Ceux qui se sont évaporés : le silence après la fuite

Avez-vous déjà ressenti l’envie de disparaître? De laisser derrière vous votre vie telle que vous la connaissez, d’abandonner votre identité bâtie jusqu’à présent et tout ce qui vous définit? Pour devenir quelqu’un d’autre. La disparition volontaire est un thème qui fascine Rébecca Déraspe, autrice de la pièce Ceux qui se sont évaporés.

Le phénomène social des évaporés du Japon, c’est-à-dire environ 100 000 Japonais qui s’enfuient de leur propre vie de façon délibérée chaque année, est en fait ce qui a inspiré la dramaturge pour l’écriture de sa plus récente œuvre qui est présentée sur la scène principale du Centre du Théâtre d’Aujourd’hui.

Crédit photo: Valérie Remise


Mère, conjointe, infirmière, Emma, jouée par Geneviève Boivin-Roussy, mène une vie des plus rangées et linéaires, jusqu’à ce qu’une envie de s’évaporer et de tout quitter s’immisce en elle. Happé par les conséquences et la douleur qu’engendre la disparition de la jeune femme, son entourage se questionne sur les raisons de son départ et demeure impuissant face à cette grande déchirure.
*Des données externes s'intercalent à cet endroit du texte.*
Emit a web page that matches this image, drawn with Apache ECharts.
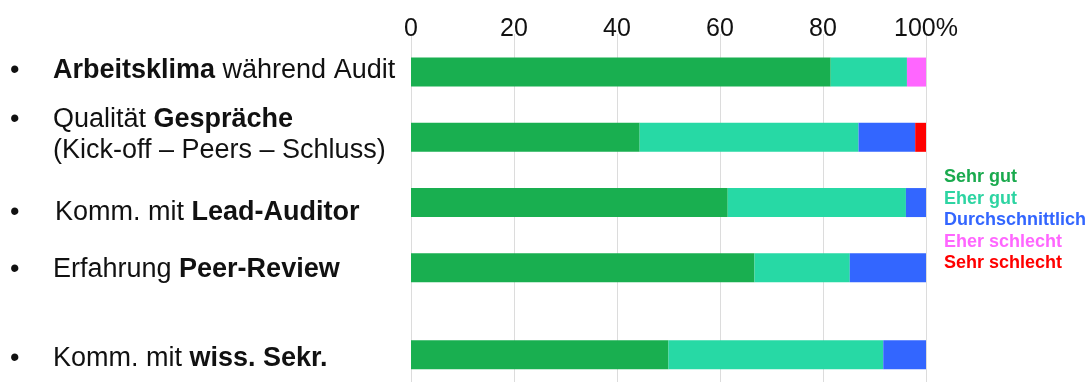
<!DOCTYPE html>
<html>
<head>
<meta charset="utf-8">
<script src="https://cdn.jsdelivr.net/npm/echarts@6/dist/echarts.min.js"></script>
<style>
html,body{margin:0;padding:0;background:#fff;}
#chart{width:1092px;height:386px;}
</style>
</head>
<body>
<div id="chart"></div>
<script>
// ---- data ----
const categories = [
  ['{b|Arbeitsklima}{n| während Audit}'],
  ['{n|Qualität }{b|Gespräche}', '{n|(Kick-off – Peers – Schluss)}'],
  ['{n|Komm. mit }{b|Lead-Auditor}'],
  ['{n|Erfahrung }{b|Peer-Review}'],
  ['{n|Komm. mit }{b|wiss. Sekr.}']
];
const seriesNames = ['Sehr gut', 'Eher gut', 'Durchschnittlich', 'Eher schlecht', 'Sehr schlecht'];
const sehrGut         = [81.5, 44.4, 61.5, 66.7, 50.0];
const eherGut         = [14.8, 42.5, 34.6, 18.5, 41.7];
const durchschnittlich= [0,    11.0,  3.9, 14.8,  8.3];
const eherSchlecht    = [3.7,   0,    0,    0,    0];
const sehrSchlecht    = [0,     2.1,  0,    0,    0];
const xTicks = [0, 20, 40, 60, 80, 100];

// ---- layout (row slots on a fine category grid to reproduce uneven spacing) ----
const slotCount = 32;
const rowSlots = [3, 9, 15, 21, 29];
const labelShiftY = [-2, -2, 10, 2, 4];  // label vertical nudges (px, + = down)
const bulletWidth = [43, 43, 45, 43, 43];
const colors = ['#19AF50', '#27D9A5', '#3366FF', '#FF66FF', '#FF0000'];
const legendColors = ['#1AAA4E', '#2DD4A2', '#3366FF', '#FF66FF', '#FF0000'];

const yData = [];
for (let i = 0; i < slotCount; i++) yData.push('');
const labelBySlot = {};
rowSlots.forEach((s, k) => { yData[s] = 'r' + k; labelBySlot['r' + k] = k; });

function slotSeries(values) {
  const arr = new Array(slotCount).fill(null);
  rowSlots.forEach((s, k) => { arr[s] = values[k] === 0 ? null : values[k]; });
  return arr;
}
const allValues = [sehrGut, eherGut, durchschnittlich, eherSchlecht, sehrSchlecht];

const FONT = '"Liberation Sans", Arial, sans-serif';
const LH = 31;
const rich = {};
categories.forEach((c, k) => {
  const d = labelShiftY[k];
  const va = d >= 0 ? 'bottom' : 'top';
  const extra = Math.max(Math.abs(d) - 2, 0);
  const base = { fontSize: 27, color: '#111', fontFamily: FONT, lineHeight: LH, verticalAlign: va };
  rich['bu' + k] = Object.assign({}, base, { width: bulletWidth[k] });
  rich['n' + k] = Object.assign({}, base);
  rich['b' + k] = Object.assign({}, base, { fontWeight: 'bold' });
  rich['sp' + k] = { fontSize: 2, width: 1, lineHeight: LH + 2 * extra, color: 'rgba(0,0,0,0)' };
});

const chart = echarts.init(document.getElementById('chart'));
chart.setOption({
  animation: false,
  backgroundColor: '#ffffff',
  grid: { left: 411, right: 166, top: 34, height: 348, containLabel: false },
  legend: {
    orient: 'vertical',
    left: 939,
    top: 163,
    icon: 'none',
    itemWidth: 0,
    itemHeight: 18,
    itemGap: 3.6,
    selectedMode: false,
    data: seriesNames.map((n, i) => ({
      name: n,
      textStyle: { color: legendColors[i], fontSize: 18, fontWeight: 'bold', fontFamily: FONT, padding: [0, 0, 0, -5] }
    }))
  },
  xAxis: {
    type: 'value',
    position: 'top',
    min: 0, max: 100, interval: 20,
    axisLine: { show: false },
    axisTick: { show: false },
    splitLine: { show: true, lineStyle: { color: '#dcdcdc', width: 1 } },
    axisLabel: {
      margin: -8,
      fontSize: 25,
      color: '#111',
      fontFamily: FONT,
      formatter: v => (v === 100 ? '100%' : String(v)),
      showMinLabel: true, showMaxLabel: true
    }
  },
  yAxis: {
    type: 'category',
    inverse: true,
    data: yData,
    axisLine: { show: false },
    axisTick: { show: false },
    splitLine: { show: false },
    axisLabel: {
      interval: 0,
      align: 'left',
      margin: 401,
      color: '#111',
      fontFamily: FONT,
      formatter: function (v) {
        if (!v) return '';
        const k = labelBySlot[v];
        const lines = categories[k];
        return lines.map((ln, i) =>
          (i === 0 ? '{bu' + k + '|•}' : '{bu' + k + '| }') +
          ln.replace(/\{(b|n)\|/g, '{$1' + k + '|') + '{sp' + k + '| }'
        ).join('\n');
      },
      rich: rich
    }
  },
  series: seriesNames.map((n, i) => ({
    name: n,
    type: 'bar',
    stack: 'total',
    barWidth: 29,
    itemStyle: { color: colors[i] },
    data: slotSeries(allValues[i])
  }))
});
</script>
</body>
</html>
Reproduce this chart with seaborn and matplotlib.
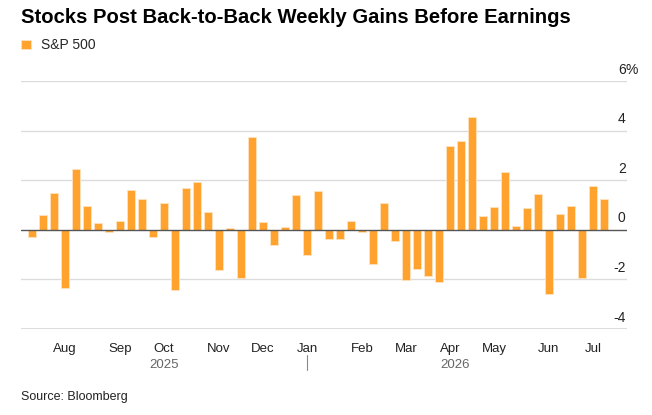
import pandas as pd
import numpy as np
import seaborn as sns
import matplotlib.pyplot as plt
import matplotlib.transforms as mtransforms

# weekly S&P 500 change, %
weeks = pd.date_range('2025-07-11', periods=53, freq='W-FRI')
changes = [-0.31, 0.59, 1.46, -2.36, 2.43, 0.95, 0.27, -0.11, 0.34, 1.58,
           1.22, -0.31, 1.07, -2.43, 1.70, 1.92, 0.71, -1.64, 0.08, -1.95,
           3.73, 0.31, -0.63, 0.11, 1.40, -1.03, 1.56, -0.38, -0.36, 0.35,
           -0.09, -1.38, 1.07, -0.44, -2.03, -1.60, -1.89, -2.11, 3.36, 3.56,
           4.54, 0.55, 0.91, 2.32, 0.13, 0.87, 1.42, -2.58, 0.64, 0.94,
           -1.95, 1.76, 1.22]
y_ticks = [-4, -2, 0, 2, 4, 6]

title = 'Stocks Post Back-to-Back Weekly Gains Before Earnings'
series_name = 'S&P 500'
source = 'Source: Bloomberg'

orange = '#FFA22E'

sns.set_style('white')
plt.rcParams['font.family'] = ['Liberation Sans', 'DejaVu Sans']

df = pd.DataFrame({'week': weeks, 'change': changes})
df['pos'] = np.arange(len(df))

fig = plt.figure(figsize=(6.52, 4.15), dpi=100)
ax = fig.add_axes([0.0322, 0.208, 0.9295, 0.5968])

# grid
for t in y_ticks:
    if t == 0:
        continue
    ax.axhline(t, color='#dcdcdc', lw=1.4 if t == y_ticks[0] else 1.0, zorder=0)

sns.barplot(data=df, x='pos', y='change', color=orange, width=0.73,
            edgecolor='#fde3bf', linewidth=0.6, saturation=1,
            label=series_name, ax=ax, zorder=2)
ax.axhline(0, color='#555555', lw=1.0, zorder=3)

ax.set_xlim(-1, 54.1)
ax.set_ylim(y_ticks[0], y_ticks[-1])
ax.set_xlabel('')
ax.set_ylabel('')
sns.despine(ax=ax, left=True, bottom=True)

# y labels inside the right edge, sitting on the grid lines
ax.set_yticks([])
for t in y_ticks:
    ax.annotate(str(t), xy=(1, t), xycoords=('axes fraction', 'data'),
                xytext=(-1, 3), textcoords='offset points',
                ha='right', va='bottom', fontsize=10, color='#222222')
ax.annotate('%', xy=(1, y_ticks[-1]), xycoords=('axes fraction', 'data'),
            xytext=(-1, 3), textcoords='offset points',
            ha='left', va='bottom', fontsize=10, color='#222222')

# month ticks at first week of each month
month_key = df['week'].dt.to_period('M')
first = df.groupby(month_key)['pos'].min()
first = first[first > 0]
labels = [p.strftime('%b') for p in first.index]
ax.set_xticks(first.values, labels)
ax.tick_params(axis='x', length=4.5, width=0.8, color='#666666', pad=6,
               labelsize=9.5, labelcolor='#222222')

# year labels below months
years = df.groupby(df['week'].dt.year)['pos']
for yr, grp in years:
    ax.annotate(str(yr), xy=(grp.mean(), 0), xycoords=('data', 'axes fraction'),
                xytext=(0, -26), textcoords='offset points',
                ha='center', va='center', fontsize=9.5, color='#666666')
jan_pos = df.loc[df['week'].dt.year == 2026, 'pos'].min()
trans = mtransforms.blended_transform_factory(ax.transData, ax.transAxes)
ax.plot([jan_pos, jan_pos], [-0.105, -0.165], color='#888888', lw=0.8,
        transform=trans, clip_on=False)

leg = ax.legend(loc='upper left', bbox_to_anchor=(0.024, 0.921),
                bbox_transform=fig.transFigure, frameon=False,
                handlelength=0.7, handleheight=0.7, handletextpad=0.7,
                fontsize=10, borderaxespad=0)

fig.text(0.0322, 0.957, title, fontsize=14.6, fontweight='bold',
         ha='left', va='center', color='#000000')
fig.text(0.0322, 0.043, source, fontsize=9, ha='left', va='center',
         color='#222222')

fig.savefig('out.png', dpi=100)
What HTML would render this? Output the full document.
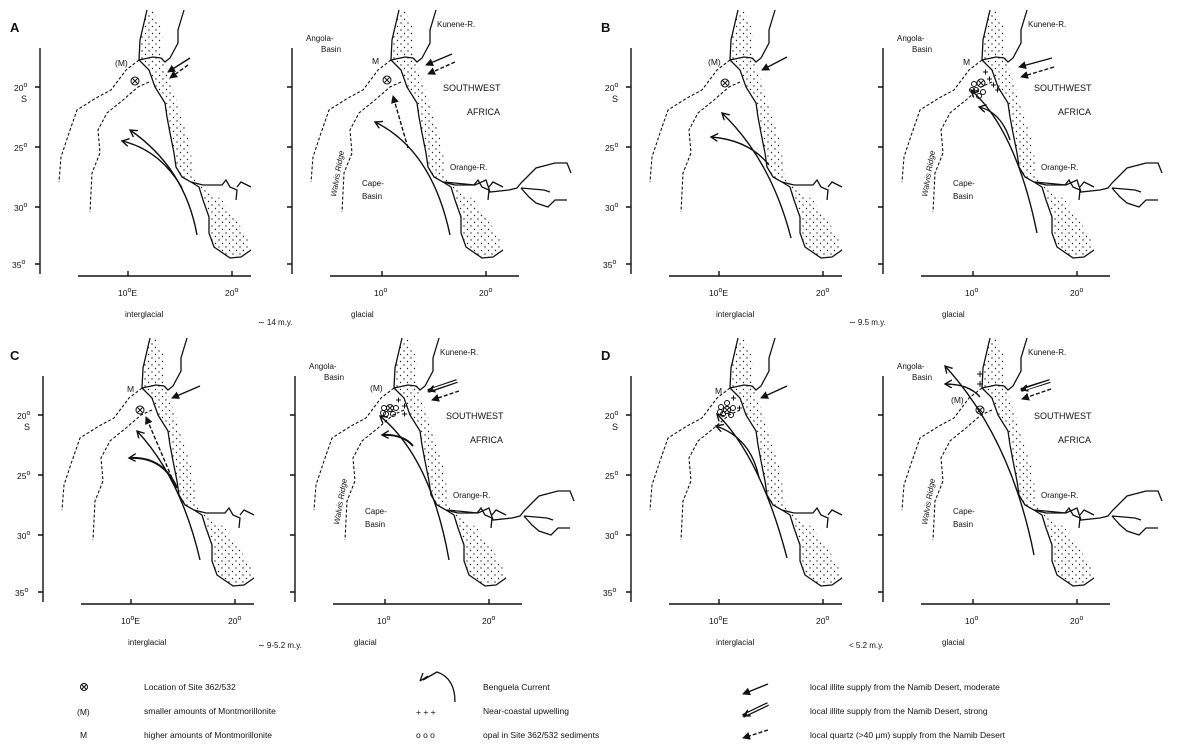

Scène par scène, le concept de l’identité comme un carcan, une ligne directrice unidimensionnelle dont on se retrouve prisonnier est amené de façon complètement éclatée. Tout au long de la pièce, on sent le désir de décrire cette absence désirée et cet évitement de l’inévitable ressentis par Emma. Cette absence de sa vie d’avant, son absence, deviendra étrangement pour elle une façon d’être plus présente que jamais pour elle-même.

Crédit photo: Valérie Remise

Le mouvement étourdissant, la lumière changeante et le chaos des mots éparpillés de chacun des personnages créent une atmosphère d’incompréhension, une sorte d’anarchie qui évoque celle qui bouille à l’intérieur des proches de la disparue, particulièrement de sa fille, Nina, qui aura perdu sa mère à l’âge de 5 ans. La mise en scène exécutée par Sylvain Bélanger est particulièrement réussie et sert magnifiquement le propos qui demeure complètement obscur et tragique. Dans tout leur désarroi et leur quête de réponses, les proches d’Emma s’enfoncent dans une sorte d’obscurité qui les mène à s’interroger sur leur propre identité et existence.

La scène finale de l’œuvre qui met en lumière Nina, l’enfant abandonnée alors devenue presqu’adulte, ainsi que sa mère, ou plutôt l’image qu’elle s’est créée de sa mère disparue, est foudroyante. Dans un long monologue livré par l’actrice Éléonore Loiselle avec une sensibilité déchirante, on comprend toute la douleur incommensurable et les subtilités multiples des ramifications de l’abandon et du vide immense laissé par celui-ci.

L’intensité du texte culmine à ce moment de l’œuvre où tout le bruit étourdissant des premières minutes de la pièce prend tout son sens pour laisser place à une forme de grand silence comblé par la profondeur des mots Rébecca Déraspe et l’interprétation magistrale de la jeune actrice. Cette magnifique pièce est présentée au Centre du Théâtre d’Aujourd’hui du 3 au 28 mars et elle est à voir absolument.